BW Offshore's plans to demobilise the Umuroa FPSO came unstuck, after the High Court ruled it could not disconnect the vessel from the Tui oilfield or move it.
In his decision, Hon. Justice Robin Cooke said, "Parties engaged in significant oil mining activities need to ensure that those activities are appropriately brought to an end from an environmental point of view before departing the scene."
"That is saying no more than people must tidy up any activity before they leave."
Vessel contractor BW Offshore had provided Malaysian-owned Tamarind Resources with the Umuroa FPSO for production from the Tui oilfield for several years.
Tamarind's New Zealand subsidiary, Tamarind Taranaki, went into voluntary administration in November last year blaming a "deterioration in oil prices" and a "number of commercial factors."
Tamarind then went into liquidation in December, with BorrelliWalsh appointed, owing hundreds of millions of dollars to contractors and creditors.
BW Offshore said in its latest annual report at the start of last month that it would demobilise its Umuroa FPSO from New Zealand, at a cost estimated in the region of $20 million.
"The Umuroa is a versatile turret moored FPSO and an attractive redeployment candidate for field development," BW Offshore said in its report.

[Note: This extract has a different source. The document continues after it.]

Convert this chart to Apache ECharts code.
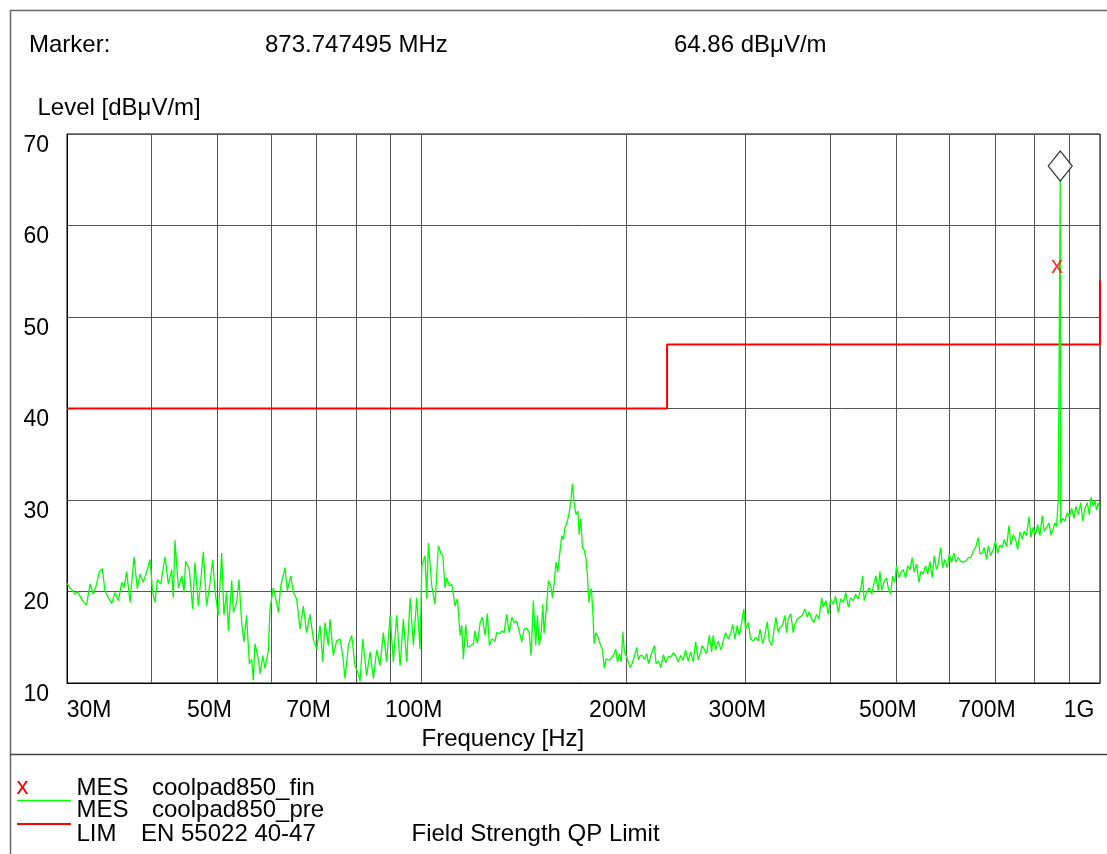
<!DOCTYPE html>
<html><head><meta charset="utf-8">
<script src="https://cdn.jsdelivr.net/npm/echarts@6/dist/echarts.min.js"></script>
<style>html,body{margin:0;padding:0;background:#fff}#c{width:1107px;height:854px}</style>
</head><body><div id="c"></div>
<script>
// ---------- data ----------
const markerFreq = 873.747495;   // MHz
const markerLevel = 64.86;       // dBuV/m

const preFreq = [
30.0,30.31,30.58,30.82,31.07,31.36,31.70,32.06,32.44,32.80,33.17,33.45,33.82,34.12,34.52,34.92,35.31,35.72,36.13,36.41,
36.73,37.16,37.66,38.09,38.44,38.86,39.41,39.77,40.13,40.44,40.77,41.24,41.84,42.32,42.80,43.03,43.28,43.78,44.29,44.63,
44.88,45.44,45.96,46.32,46.86,47.24,47.65,48.19,48.75,49.20,49.57,50.14,50.72,51.11,51.57,51.88,52.48,52.76,53.35,53.79,
54.28,54.70,55.19,55.71,56.16,56.46,56.78,57.44,57.77,58.30,58.75,59.42,59.76,60.43,61.11,61.48,61.98,62.87,63.38,64.12,
64.68,65.41,66.18,66.91,67.67,68.46,69.22,70.01,70.83,71.47,72.02,72.85,73.27,74.08,74.92,75.81,76.50,77.08,77.97,78.87,
79.74,80.66,81.13,81.87,82.96,83.94,84.87,85.83,86.84,87.80,88.80,89.84,90.83,91.86,92.94,93.97,95.04,96.15,97.22,98.32,
99.46,100.04,101.14,101.71,102.31,103.49,104.63,105.84,
106.71,107.42,108.25,108.86,109.87,110.76,111.35,111.99,112.90,113.94,114.59,115.20,116.13,116.96,118.15,119.18,119.85,120.83,121.94,122.88,
123.99,125.00,125.85,126.88,128.28,129.00,130.21,131.27,132.27,133.46,134.57,135.80,136.84,138.07,139.22,140.49,141.57,142.84,144.02,145.00,
146.11,147.28,148.15,149.01,150.01,150.87,151.52,152.53,153.78,155.04,155.87,156.75,157.80,158.77,159.63,160.92,161.78,162.70,164.02,164.97,
165.92,166.81,167.76,168.87,169.93,170.67,171.66,172.57,173.72,174.71,175.56,176.40,177.17,177.94,178.78,179.55,180.57,181.62,182.67,183.73,
184.71,185.94,186.99,188.15,189.16,190.25,191.72,193.26,194.38,195.70,196.83,197.96,199.01,200.60,201.77,202.94,204.51,205.87,207.52,208.74,
209.95,211.57,212.98,214.69,215.96,217.72,219.18,220.34,221.59,223.42,225.24,227.20,229.02,231.0,232.9,234.9,236.8,238.9,240.9,243.0,
244.9,247.2,249.2,251.4,253.4,255.7,257.8,259.2,260.9,263.0,265.5,267.6,269.0,271.2,273.7,276.2,278.3,280.6,283.1,285.5,
287.4,289.6,291.9,293.9,296.3,298.5,300.2,303.0,
305.5,308.2,310.9,313.5,315.3,318.2,320.6,323.2,325.4,328.1,329.8,332.8,335.5,337.4,340.5,343.1,345.0,347.1,350.0,353.0,
355.0,357.9,361.1,364.4,367.2,370.2,372.7,375.7,378.6,382.0,385.2,388.7,390.8,394.3,397.5,400.8,404.3,407.5,411.3,414.7,
418.3,422.0,425.5,428.9,432.7,436.1,440.1,444.2,446.7,449.1,452.7,456.9,460.7,464.2,467.3,471.1,473.8,476.5,480.2,484.5,
487.3,491.3,494.6,498.4,501.2,505.4,508.8,512.7,516.9,520.5,524.6,528.6,532.2,536.4,540.9,544.5,548.7,553.1,557.1,561.5,
565.8,569.6,574.1,577.5,582.2,586.2,590.6,595.4,599.4,604.3,609.0,613.0,618.0,623.1,628.5,633.5,639.5,644.7,650.3,655.5,
661.5,665.3,670.5,674.9,680.3,684.4,690.0,696.0,701.6,706.6,712.1,717.6,722.4,728.2,734.2,739.1,744.8,750.8,756.2,762.1,
768.0,773.1,779.3,785.7,791.0,797.1,803.5,809.3,815.6,821.9,827.4,834.0,840.9,846.6,853.1,857.9,862.8,867.9,873.747495,875.0,
880.9,887.6,895.0,901.1,908.4,915.4,921.5,929.0,936.6,942.8,950.1,957.8,964.3,969.8,977.3,982.8,988.4,994.3,1000
];
const preLevel = [
20.9,20.4,20.1,19.7,20.0,19.5,18.9,18.5,20.8,19.7,20.8,22.1,22.5,20.1,19.3,18.7,19.9,19.0,21.0,20.4,
22.2,18.8,23.8,20.3,21.9,21.0,22.4,23.5,19.9,18.8,21.3,20.8,23.8,20.8,22.4,19.3,25.6,20.4,21.7,19.9,
23.3,22.4,18.1,23.2,18.4,21.2,24.3,18.4,21.0,23.5,20.1,17.4,24.2,17.4,19.9,15.7,21.2,17.7,18.8,21.3,
16.6,14.5,17.4,12.1,12.6,10.3,14.3,12.6,11.0,13.0,11.6,13.6,18.1,20.4,18.8,17.7,20.6,22.6,20.1,21.7,
19.9,19.2,15.9,18.4,15.5,17.5,14.8,13.7,16.3,12.3,16.6,14.1,17.0,13.0,14.6,14.8,13.0,10.5,14.1,15.2,
11.9,11.0,10.2,14.8,10.8,13.4,10.5,13.6,11.9,15.5,12.3,17.4,12.3,17.4,11.9,17.0,12.3,19.3,14.1,19.3,
13.7,22.8,23.9,19.2,25.3,20.6,18.6,25.0,
24.2,23.9,20.4,21.5,20.6,20.8,20.9,18.4,19.2,15.2,16.3,12.6,16.4,13.9,14.1,14.3,15.7,14.3,16.6,17.2,
15.2,17.6,14.1,14.8,14.6,15.5,15.4,15.7,15.5,17.5,15.5,17.2,16.6,16.8,15.7,14.5,15.9,16.0,15.5,13.0,
19.0,14.1,17.4,14.1,15.4,18.6,15.4,17.7,21.2,20.6,19.3,20.8,23.2,22.1,23.9,26.1,25.7,27.0,27.7,28.6,
29.9,31.8,29.7,28.4,28.8,26.2,28.0,24.8,24.5,23.5,21.7,18.8,19.9,20.3,17.7,14.3,15.5,15.2,14.6,14.8,
13.6,11.6,12.6,12.8,12.5,12.6,13.0,13.7,12.3,13.2,12.3,15.6,13.4,12.8,12.9,11.7,12.2,12.3,13.9,12.5,
13.0,13.0,12.6,13.2,12.1,13.0,12.9,14.1,12.1,12.4,11.7,13.1,12.2,12.9,12.8,13.3,13.0,12.3,13.0,12.5,
13.6,12.4,13.4,12.3,14.5,12.5,13.4,14.1,13.7,13.2,15.2,13.4,15.2,13.6,14.6,13.6,14.6,15.5,14.8,15.4,
16.4,14.8,16.3,15.2,16.6,18.1,15.9,16.6,
14.8,14.6,15.0,14.6,15.9,14.3,15.2,16.7,14.6,14.1,15.2,17.2,15.5,16.1,16.3,17.4,15.5,17.0,17.6,15.5,
16.4,17.0,17.2,17.4,18.1,17.2,17.8,17.0,16.6,17.5,17.0,19.3,18.3,19.0,17.5,19.2,18.6,19.5,17.7,19.2,
18.8,19.9,18.3,19.3,19.0,19.7,19.2,20.4,21.7,19.0,19.9,20.4,19.7,20.8,21.7,20.1,22.2,20.1,21.0,21.5,
20.4,19.7,21.7,21.0,22.8,21.5,22.1,22.4,21.5,22.8,22.4,23.7,22.1,23.0,21.0,22.2,21.9,22.8,21.9,23.3,
21.5,23.9,22.4,23.0,24.8,22.6,23.5,22.6,24.1,23.2,24.2,23.2,23.7,23.3,23.2,23.3,23.7,23.7,24.4,24.8,
25.9,24.1,24.2,24.8,23.5,25.0,23.9,24.6,25.5,24.2,25.1,24.8,25.7,24.9,27.2,25.1,26.2,25.7,24.6,26.5,
25.7,26.6,26.1,28.2,25.9,27.0,26.2,27.3,26.1,28.3,26.6,27.0,27.5,26.2,26.8,27.5,27.1,30.1,64.86,27.5,
28.0,27.7,28.6,28.2,29.1,28.0,29.3,28.4,29.7,27.7,29.1,29.7,28.4,30.3,29.3,30.0,28.9,29.7,29.1
];

const finFreq = [864.0];
const finLevel = [55.5];

const limFreq = [30, 230, 230, 1000, 1000];
const limLevel = [40, 40, 47, 47, 54];

const xTickValues = [30, 50, 70, 100, 200, 300, 500, 700, 1000];
const xTickLabels = ['30M', '50M', '70M', '100M', '200M', '300M', '500M', '700M', '1G'];
const xGridValues = [30, 40, 50, 60, 70, 80, 90, 100, 200, 300, 400, 500, 600, 700, 800, 900, 1000];
const yTicks = [10, 20, 30, 40, 50, 60, 70];

const legendKinds = ['MES', 'MES', 'LIM'];
const legendNames = ['coolpad850_fin', 'coolpad850_pre', 'EN 55022 40-47'];
const legendNote = 'Field Strength QP Limit';

// ---------- chart ----------
const FONT = '"Liberation Sans", Arial, sans-serif';
const zip = (a, b) => a.map((v, i) => [v, b[i]]);

function xLabel(v) {
  let best = 0, bd = Infinity;
  xTickValues.forEach((t, i) => { const d = Math.abs(Math.log(v / t)); if (d < bd) { bd = d; best = i; } });
  const txt = xTickLabels[best];
  if (best === 0) return '{first|' + txt + '}';
  if (best === xTickValues.length - 1) return '{last|' + txt + '}';
  return '{c|' + txt + '}';
}
const lblBase = { fontSize: 23, fontFamily: FONT, color: '#000' };

function txt(x, y, s, color) {
  return { type: 'text', x: x, y: y, silent: true,
    style: { text: s, fontSize: 24, fontFamily: FONT, fill: color || '#000', verticalAlign: 'middle', align: 'left' } };
}
function line(x1, y1, x2, y2, color, w) {
  return { type: 'line', silent: true, shape: { x1, y1, x2, y2 }, style: { stroke: color, lineWidth: w } };
}

const rowY = [788, 810.5, 834];
const graphics = [
  line(10, 10.5, 1107, 10.5, '#666', 1.5),
  line(10.5, 10, 10.5, 854, '#666', 1.5),
  line(10, 754.5, 1107, 754.5, '#444', 1.5),
  txt(29, 45, 'Marker:'),
  txt(265, 45, markerFreq.toFixed(6) + ' MHz'),
  txt(674, 45, markerLevel.toFixed(2) + ' dB\u03bcV/m'),
  txt(37.5, 108, 'Level [dB\u03bcV/m]'),
  txt(421.5, 739.5, 'Frequency [Hz]'),
  txt(16.5, 787, 'x', '#ff0000'),
  line(17, 800.5, 71, 800.5, '#00ff00', 1.5),
  line(17, 824, 71, 824, '#ff0000', 2),
  txt(411.5, rowY[2], legendNote)
];
legendKinds.forEach((k, i) => {
  graphics.push(txt(76.5, rowY[i], k));
  graphics.push(txt(i === 2 ? 141 : 152, rowY[i], legendNames[i]));
});

const chart = echarts.init(document.getElementById('c'), null, { renderer: 'canvas' });
chart.setOption({
  animation: false,
  backgroundColor: '#fff',
  grid: { left: 67, top: 134, right: 7, bottom: 171, show: true, borderColor: '#000', borderWidth: 1,
          containLabel: false, outerBoundsMode: 'none' },
  xAxis: {
    type: 'log', logBase: 10, min: xTickValues[0], max: xTickValues[xTickValues.length - 1],
    axisLine: { show: true, lineStyle: { color: '#000', width: 1 } },
    axisTick: { show: false, customValues: xGridValues },
    splitLine: { show: true, lineStyle: { color: '#555', width: 1 } },
    minorTick: { show: false }, minorSplitLine: { show: false },
    axisLabel: {
      customValues: xTickValues, margin: 16, hideOverlap: false,
      formatter: xLabel, ...lblBase,
      rich: {
        c: { ...lblBase, padding: [0, 16, 0, 0] },
        first: { ...lblBase, padding: [0, 0, 0, 44] },
        last: { ...lblBase, padding: [0, 42, 0, 0] }
      }
    }
  },
  yAxis: {
    type: 'value', min: yTicks[0], max: yTicks[yTicks.length - 1], interval: 10,
    axisLine: { show: true, lineStyle: { color: '#000', width: 1 } },
    axisTick: { show: false },
    splitLine: { show: true, lineStyle: { color: '#555', width: 1 } },
    axisLabel: { ...lblBase, margin: 18, verticalAlign: 'top', lineHeight: 23 }
  },
  series: [
    { name: 'limit', type: 'line', data: zip(limFreq, limLevel), showSymbol: false, symbol: 'none',
      lineStyle: { color: '#ff0000', width: 2 }, silent: true, z: 3 },
    { name: 'coolpad850_pre', type: 'line', data: zip(preFreq, preLevel), showSymbol: false, symbol: 'none',
      sampling: null, lineStyle: { color: '#00ff00', width: 1.3 }, silent: true, z: 4 },
    { name: 'marker', type: 'scatter', data: [[markerFreq, markerLevel]], symbol: 'diamond',
      symbolSize: [24, 30], symbolOffset: [0, -15],
      itemStyle: { color: '#fff', borderColor: '#000', borderWidth: 1.2 }, silent: true, z: 6 },
    { name: 'coolpad850_fin', type: 'scatter', data: zip(finFreq, finLevel), symbol: 'circle', symbolSize: 2,
      itemStyle: { color: 'transparent' }, silent: true, z: 7,
      label: { show: true, position: 'inside', formatter: 'x', color: '#ff0000', fontSize: 24, fontFamily: FONT } }
  ],
  graphic: graphics
});
</script>
</body></html>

When BW Offshore began demobilising the vessel last month, the New Zealand Environmental Protection Authority served the company six abatement notices, ordering the company to cease decommissioning as it would leave oil pipelines and underwater infrastructure on the seabed.

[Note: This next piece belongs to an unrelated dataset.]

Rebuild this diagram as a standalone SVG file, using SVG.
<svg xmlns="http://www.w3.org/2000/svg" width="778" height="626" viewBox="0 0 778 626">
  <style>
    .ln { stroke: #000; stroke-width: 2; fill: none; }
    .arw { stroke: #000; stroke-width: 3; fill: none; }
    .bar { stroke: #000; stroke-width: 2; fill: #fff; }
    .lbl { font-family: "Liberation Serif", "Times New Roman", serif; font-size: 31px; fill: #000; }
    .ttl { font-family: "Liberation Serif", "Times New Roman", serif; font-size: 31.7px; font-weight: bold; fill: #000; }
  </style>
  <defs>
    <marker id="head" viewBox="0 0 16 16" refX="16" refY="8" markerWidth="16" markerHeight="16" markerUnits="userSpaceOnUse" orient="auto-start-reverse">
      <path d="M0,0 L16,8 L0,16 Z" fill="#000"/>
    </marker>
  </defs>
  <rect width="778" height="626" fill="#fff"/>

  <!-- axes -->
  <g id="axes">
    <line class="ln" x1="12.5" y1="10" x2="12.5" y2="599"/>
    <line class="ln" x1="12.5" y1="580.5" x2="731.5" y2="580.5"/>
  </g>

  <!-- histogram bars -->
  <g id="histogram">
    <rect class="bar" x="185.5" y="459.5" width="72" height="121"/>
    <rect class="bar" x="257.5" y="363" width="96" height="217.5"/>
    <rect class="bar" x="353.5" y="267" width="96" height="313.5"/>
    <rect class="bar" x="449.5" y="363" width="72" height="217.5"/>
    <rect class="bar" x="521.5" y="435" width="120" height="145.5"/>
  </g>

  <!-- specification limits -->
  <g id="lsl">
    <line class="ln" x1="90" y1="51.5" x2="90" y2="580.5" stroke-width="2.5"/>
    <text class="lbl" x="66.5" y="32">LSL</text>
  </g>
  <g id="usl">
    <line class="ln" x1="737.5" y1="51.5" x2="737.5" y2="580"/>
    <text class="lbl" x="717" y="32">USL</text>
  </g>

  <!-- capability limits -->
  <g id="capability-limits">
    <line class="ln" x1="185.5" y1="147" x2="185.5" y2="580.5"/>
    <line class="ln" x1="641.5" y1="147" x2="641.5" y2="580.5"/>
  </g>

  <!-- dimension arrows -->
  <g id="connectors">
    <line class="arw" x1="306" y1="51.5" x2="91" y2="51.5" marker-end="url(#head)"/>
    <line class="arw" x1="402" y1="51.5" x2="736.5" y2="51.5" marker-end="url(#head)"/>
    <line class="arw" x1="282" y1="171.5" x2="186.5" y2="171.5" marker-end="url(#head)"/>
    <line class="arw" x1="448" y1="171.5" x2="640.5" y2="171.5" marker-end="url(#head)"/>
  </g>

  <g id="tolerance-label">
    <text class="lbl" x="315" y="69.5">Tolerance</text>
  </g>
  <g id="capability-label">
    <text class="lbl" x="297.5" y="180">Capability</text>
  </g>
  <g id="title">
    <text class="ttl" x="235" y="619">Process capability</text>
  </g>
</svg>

These notices have been upheld in the highest court of New Zealand.
The decommissioning of the Tui oilfield, now that license holder Tamarind Taranaki is in liquidation, has presented legal, contractual and even constitutional challenges for the New Zealand government.
While Tamarind is now insolvent, the responsibility of decommissioning which involves closing production wells, plugging and permanently abandoning them, and removing subsea infrastructure, is yet to be determined.

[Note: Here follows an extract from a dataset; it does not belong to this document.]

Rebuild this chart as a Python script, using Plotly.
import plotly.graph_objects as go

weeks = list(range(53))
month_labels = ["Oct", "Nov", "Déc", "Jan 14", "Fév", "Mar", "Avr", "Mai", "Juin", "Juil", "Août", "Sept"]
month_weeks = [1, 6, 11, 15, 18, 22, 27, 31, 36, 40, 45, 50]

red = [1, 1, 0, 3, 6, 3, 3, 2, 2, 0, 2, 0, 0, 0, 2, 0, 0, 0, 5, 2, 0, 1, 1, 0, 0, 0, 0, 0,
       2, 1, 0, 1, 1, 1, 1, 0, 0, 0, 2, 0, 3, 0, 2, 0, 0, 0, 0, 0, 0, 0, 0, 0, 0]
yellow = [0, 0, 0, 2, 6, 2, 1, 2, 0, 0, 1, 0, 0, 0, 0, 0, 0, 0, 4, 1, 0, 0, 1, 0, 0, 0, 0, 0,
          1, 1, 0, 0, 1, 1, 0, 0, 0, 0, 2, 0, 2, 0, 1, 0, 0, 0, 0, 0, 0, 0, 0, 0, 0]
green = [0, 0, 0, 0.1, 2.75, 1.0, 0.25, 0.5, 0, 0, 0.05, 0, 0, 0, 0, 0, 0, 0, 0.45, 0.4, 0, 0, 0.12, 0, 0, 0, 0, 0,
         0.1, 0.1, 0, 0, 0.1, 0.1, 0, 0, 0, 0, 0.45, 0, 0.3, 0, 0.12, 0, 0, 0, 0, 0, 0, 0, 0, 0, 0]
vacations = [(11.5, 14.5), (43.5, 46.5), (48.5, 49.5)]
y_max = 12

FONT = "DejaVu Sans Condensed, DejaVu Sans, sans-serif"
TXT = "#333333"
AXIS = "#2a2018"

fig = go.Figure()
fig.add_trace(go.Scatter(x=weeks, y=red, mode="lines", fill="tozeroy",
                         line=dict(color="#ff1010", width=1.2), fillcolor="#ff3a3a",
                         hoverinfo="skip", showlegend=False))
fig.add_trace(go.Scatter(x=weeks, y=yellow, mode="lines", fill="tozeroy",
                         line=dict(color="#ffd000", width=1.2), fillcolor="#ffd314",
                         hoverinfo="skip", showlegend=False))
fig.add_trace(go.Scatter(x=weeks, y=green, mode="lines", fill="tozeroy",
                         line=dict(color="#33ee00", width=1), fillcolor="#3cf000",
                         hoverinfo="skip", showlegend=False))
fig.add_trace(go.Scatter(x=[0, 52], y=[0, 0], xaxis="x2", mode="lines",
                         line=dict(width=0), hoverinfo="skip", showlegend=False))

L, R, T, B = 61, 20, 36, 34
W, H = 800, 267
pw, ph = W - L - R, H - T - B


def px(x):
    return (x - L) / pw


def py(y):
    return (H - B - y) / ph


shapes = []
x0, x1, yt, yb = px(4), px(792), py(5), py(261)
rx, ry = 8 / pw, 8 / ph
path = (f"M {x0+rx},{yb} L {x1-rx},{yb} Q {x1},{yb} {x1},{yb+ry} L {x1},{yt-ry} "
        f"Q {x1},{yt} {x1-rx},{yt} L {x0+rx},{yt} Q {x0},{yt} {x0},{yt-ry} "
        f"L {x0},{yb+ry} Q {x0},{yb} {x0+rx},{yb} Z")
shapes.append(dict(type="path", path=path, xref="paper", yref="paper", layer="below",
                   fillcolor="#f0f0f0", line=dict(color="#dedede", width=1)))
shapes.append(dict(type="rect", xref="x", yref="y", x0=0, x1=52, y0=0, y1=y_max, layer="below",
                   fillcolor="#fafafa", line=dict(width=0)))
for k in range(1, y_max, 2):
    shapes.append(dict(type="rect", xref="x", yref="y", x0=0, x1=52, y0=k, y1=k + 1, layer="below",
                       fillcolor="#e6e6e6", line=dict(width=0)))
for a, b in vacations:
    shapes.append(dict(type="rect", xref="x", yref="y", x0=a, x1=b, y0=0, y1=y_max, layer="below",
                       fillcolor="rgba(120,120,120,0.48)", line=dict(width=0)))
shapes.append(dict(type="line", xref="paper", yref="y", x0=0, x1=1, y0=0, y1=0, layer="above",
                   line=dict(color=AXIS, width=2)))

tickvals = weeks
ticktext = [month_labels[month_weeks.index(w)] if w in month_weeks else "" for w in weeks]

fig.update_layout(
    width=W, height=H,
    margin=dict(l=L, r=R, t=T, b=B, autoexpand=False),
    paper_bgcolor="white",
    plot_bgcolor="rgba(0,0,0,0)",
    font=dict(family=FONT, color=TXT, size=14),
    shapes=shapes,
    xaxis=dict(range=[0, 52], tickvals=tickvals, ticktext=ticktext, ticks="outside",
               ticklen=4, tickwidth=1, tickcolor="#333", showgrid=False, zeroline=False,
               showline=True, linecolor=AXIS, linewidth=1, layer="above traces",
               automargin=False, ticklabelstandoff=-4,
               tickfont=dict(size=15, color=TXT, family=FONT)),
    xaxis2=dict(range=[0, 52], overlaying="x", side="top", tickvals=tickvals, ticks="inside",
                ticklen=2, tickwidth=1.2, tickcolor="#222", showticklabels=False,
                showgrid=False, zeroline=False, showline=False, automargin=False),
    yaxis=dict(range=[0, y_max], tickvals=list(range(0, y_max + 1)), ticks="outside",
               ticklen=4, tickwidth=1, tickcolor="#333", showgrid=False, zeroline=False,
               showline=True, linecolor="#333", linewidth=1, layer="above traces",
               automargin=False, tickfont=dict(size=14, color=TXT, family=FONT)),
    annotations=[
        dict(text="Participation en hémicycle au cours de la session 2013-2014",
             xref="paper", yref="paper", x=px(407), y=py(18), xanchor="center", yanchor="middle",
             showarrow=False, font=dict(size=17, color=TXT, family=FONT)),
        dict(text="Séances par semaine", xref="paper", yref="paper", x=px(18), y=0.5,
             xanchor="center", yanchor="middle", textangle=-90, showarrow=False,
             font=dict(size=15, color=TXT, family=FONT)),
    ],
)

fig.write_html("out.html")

However one thing is certain, it will be New Zealand taxpayers who cough up the costs of abandoning the field.
"When receivers and liquidators have finished their work, it is likely Tamarind Taranaki Limited will be removed from the companies register and cease to exist as a legal entity," the EPA states on its website.
"At that point, the assets of [the company] that have no value, or are likely to cost money, will revert to the Crown."
Despite Tamarind Resources' subsidiary falling into liquidation, the company's other subsidiary, Tamarind New Zealand Offshore continues to operate in the country.
Last month Tamarind began a multi-well workover program at the Cheal gas field.
Tamarind Resources could not be reached for comment.